NEW YORK (CBSNewYork) — It’s almost time for kids to go back to school, and for one Long Island school district it is the moment of truth.

Hempstead High School — having one of the lowest graduation rates in the country — is entering receivership, meaning it has one year to turn around its failures or else an outside entity will take charge, CBS2’s Carolyn Gusoff reported.

“When I say chaotic, it was chaotic,” said Reginald Stroughn, a former principal of the school.

Now retired, Stroughn is an insider, speaking out.

“The credits and courses and attendance were all helter skelter,” Stroughn said.

Dysfunctional administrators, according to Stroughn, fail in the basics like keeping track of transcripts and enrollment.

“I’d be willing to bet if you asked them right now what is the attendance in Hempstead right now, they couldn’t tell you,” said Stroughn.

Stroughn said the chaos is reflected in the abysmal 37 percent graduation rate — less than half the national average of 81 percent.

“Nobody was watching the store,” Stroughn said.

“We should have better people working here,” said one student.

“It’s tough, it’s really tough,” another student said.

The district’s poor performance is not for lack of funding, Gusoff reported. Its per pupil spending of $25,551 is well above the state average of $19,818.

“We never know exactly where that money is going,” said one teacher who did not want their identity revealed. “Why are there no textbooks, no work books, no curriculum guides?”

Many teachers who spoke with CBS2 were fearful to reveal their identity.

“It’s like a ship without a captain,” said the teacher.

Even in the lower schools, disorganization, lack of discipline and lack of protocols are evident, Gusoff reported.

“Furniture being thrown and things being broken in the classrooms. Teachers being punched and spit on,” said the teacher.

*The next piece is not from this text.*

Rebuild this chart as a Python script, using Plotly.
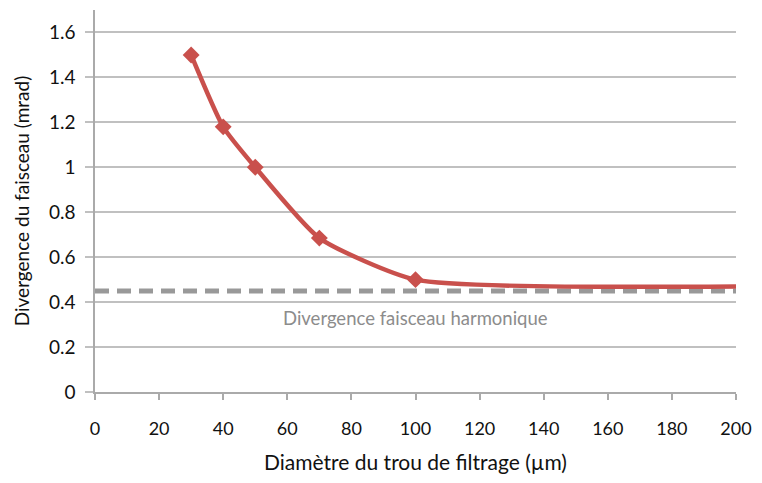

And they believe at the heart of the district’s problems: “A lot of teachers are not really qualified for their jobs. They happen to know someone at the board of education or they know the superintendent,” the teacher told Gusoff.

Board of Regents member Roger Tilles said a culture of nepotism and patronage is an open secret.

“When you have a high unemployment rate, the key to being elected to the board in those areas, is getting getting friends, relatives jobs,” said Tilles. “As a result, you have people appointed to jobs who are not qualified to do those jobs. Unfortunately that had a real detrimental effect for kids.”

A recent state comptroller audit found unqualified staffers, including:

  • An aide paid $60,000 for a 10-month job who lacked a required college degree.
  • A coach who lacked a coaching license.
  • And a school board assistant paid $95,000 a year with no known duties.

Stroughn said administrators were often hired out of nowhere.

“They would tell us these are the three candidates, and then somebody else would be appointed for the job who wasn’t in the pool,” he said.

“There are teachers in the classroom who make grammatical mistakes on the blackboard all the time,” said the teacher.

The audit also found the board appointed administrators with no documented plan, reason or clear benefit to the district, Gusoff reported. And closed the public out of more than half of its school board meetings.

The school board president, at the helm for only a year, said he’s aware of rumors but has no first hand knowledge of pervasive cronyism. He declined an on-camera interview but told Gusoff current board members have a “moral compass and are doing their best to ensure this is no longer happening on their watch.”

These challenges are complicated by a huge influx of immigrant children in recent years.

Critics are hoping two newly appointed school board members will bring change.

“There is something that is endemically wrong in the Hempstead culture, and the culture needs to be change, a paradigm shift needs to take place,” said Civil Rights Attorney Fred Brewington.

One parent had another name for the status quo: “Corruption. I believe that’s the heart. It’s been going on for 30 years,” said Dennis Jones.

“We need to help our children. They are not going to succeed and that’s the reason we have a low graduation rate at Hempstead High School. They give up,” said the teacher.

The key to change, according to Tilles, is the acceptance of help when it’s offered. Which has not yet been the case in Hempstead, he said.

A community action group has asked the Nassau district attorney to investigate allegations of corruption in the school district.

The DA told CBS2 the investigation is ongoing.